I once fell for him and, in a moment of reckless honesty, suggested we sleep together. He brushed it off with a laugh, not knowing that I never give anyone a second chance.

Bittersweet in its quiet absurdity, but the boys get better

Image: Winter Vandenbrink

“It is a sign that you are growing old,” said the old man, his voice soft with resignation. “Each year, the boys seem to get better. As if someone laced the ordinary—Big Macs, frozen pizzas, vending machine snacks—with something secret and sublime that improves a man’s sperm. A quiet alchemy that sharpens jawlines, brightens eyes, perfects the symmetry of youth. It’s not just beauty—it is evolution disguised as convenience. And I watch them pass, these boys, like living advertisements for a future I won’t inhabit. It makes me sad. And jealous. Not of their youth, but of the ease with which they wear it.”

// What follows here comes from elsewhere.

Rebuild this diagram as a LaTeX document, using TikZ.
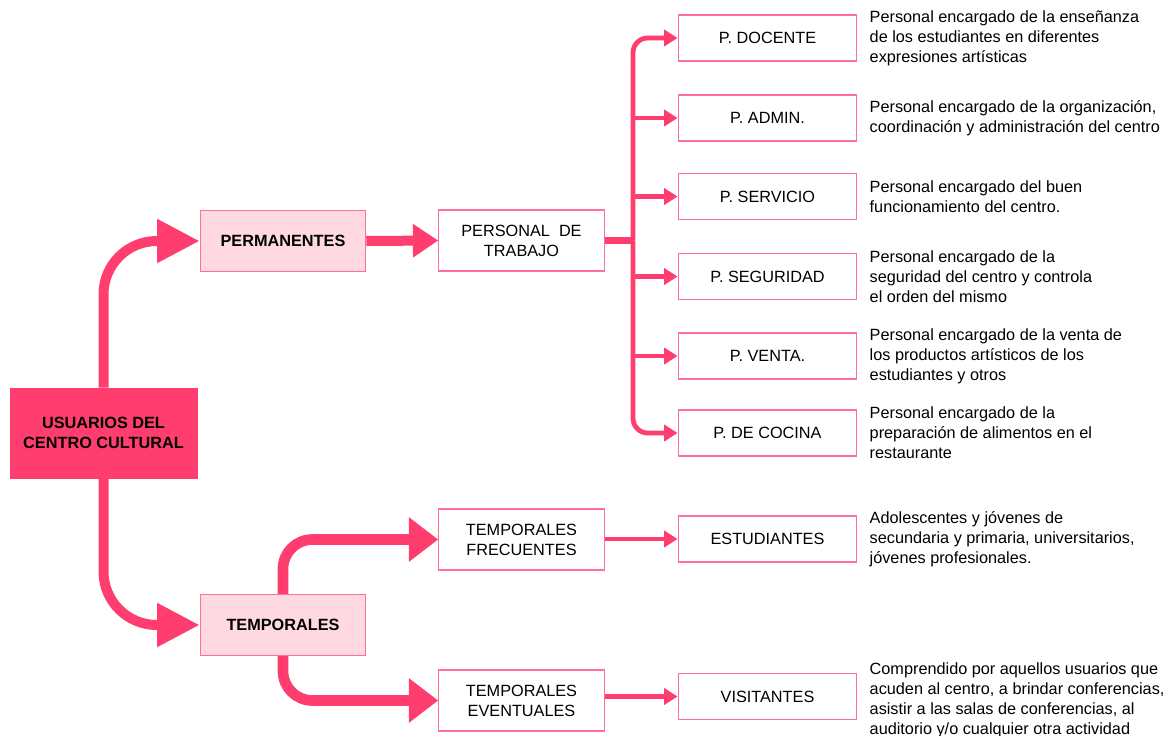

Charlie / Un après-midi en sous-vêtements


A hillside in the remote countryside. Serge Gainsbourg sang Black Trombone on the iPhone. Charlie danced in his underwear.  His hair formed a question mark on his head. He looked cute. I grabbed him from behind and he reached over and patted me on the head like a dog. Then he pissed into the wind and I got covered from behind.

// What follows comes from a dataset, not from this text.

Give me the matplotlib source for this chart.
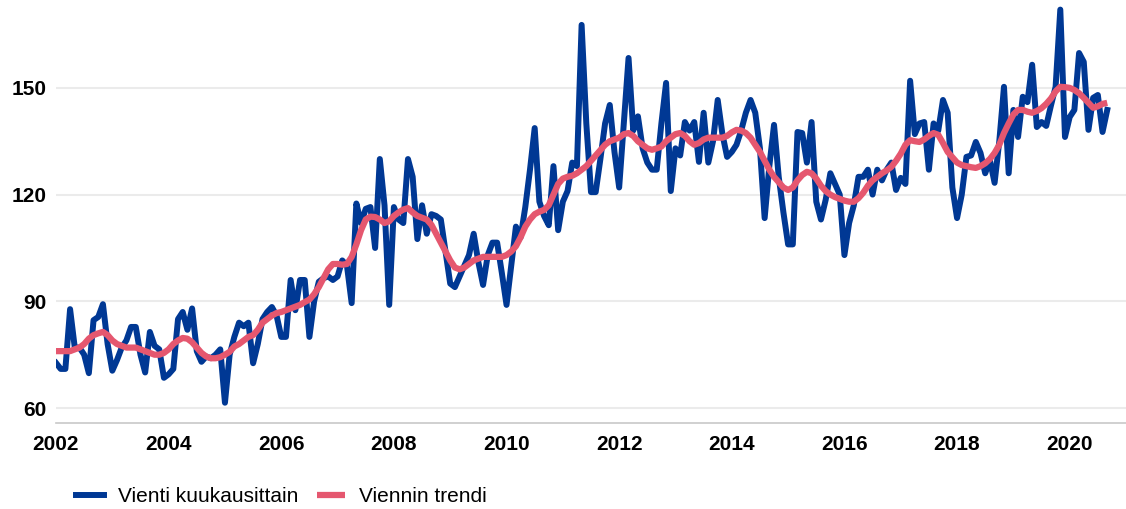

I’m on a beach with nothing to do except write shit on my phone

Image: Readymoney Cove / PHG / 2025

Sometimes, you have nothing to do except watch and think. It’s Tuesday afternoon, it’s overcast, and I’m sitting on a beach… I tap random thoughts into my phone… and later, it reads like a diary, but also conjures up memories of being a child when we had ‘news books’ in which we wrote any drivel that might have happened.

This is my drivel…

Megan tells me a story about Peran of Polruan, with his salty brown legs, who lives alone in an old fisherman’s cottage called The Buoy. Never a visitor. Not a word to anyone. The girls think he’s a Cornish Saint and want to have sex with him. Every morning he catches the river ferry and returns at teatime. Where does he go? What does he do? On summer evenings he reads on the doorstep. I’m intrigued, but I want to know more about the books that he reads.

***

I’m looking for a bit of phwoar on the beach. I want a handsome young guy who strips to his shorts and goes swimming. But on this cloudy Tuesday afternoon I’m blessed with old ladies in one-piece costumes who do sedate breast-strokes to the pontoon and back. Shortly after four o’clock, a blonde schoolboy appears and parks himself close by. His shirt is untucked and the school tie hangs loose around his neck. From his bag, he pulls out a copy of William Golding’s Lord of the Flies and starts reading. He seems happy being with Ralph and Jack, and I wonder which one of them he’s sympathetic to.

***

It’s been a month since I had a cigarette. I realise this whilst standing on the quayside. Instead, I’ve been using my Pro Max Double Apple – 10K puffs. What might you get up to with ten thousand puffs? Behind me, a sour-faced woman moans to her husband that I’m vaping. I turn around and give her a deadly look and she tuts. There wouldn’t have been any remorse if I’d pushed her into the sea.

***

“The Tesco delivery is coming tomorrow morning,” says Megan. She makes it sound like this is the highlight of the week. It might well be. She’s changed a lot since moving down here. Where is the Megan I once knew? The girl who drank Aperol Spritz by the dozen and got her tits out afterwards. “That’s exciting, I look forward to it,” I reply. She gives me a wicked look. “I was hoping that you might stay in and wait for him. I think that you’ll be less sarcastic after you’ve seen the Tesco guy.”

***

I write at the kitchen table with the door open and ignore the wasps that fly in and buzz above my head. I’ve realised that they soon get bored and leave the same way that they came. Megan appreciates my eclectic music tastes and has recommended an album called Senza Estate by My Friend Dario. It plays on my laptop while the wasps gather around the Corn Flakes. One of the tracks is called Keep on Cruising which is calming and innocent, and far removed from the cruising that I’m used to.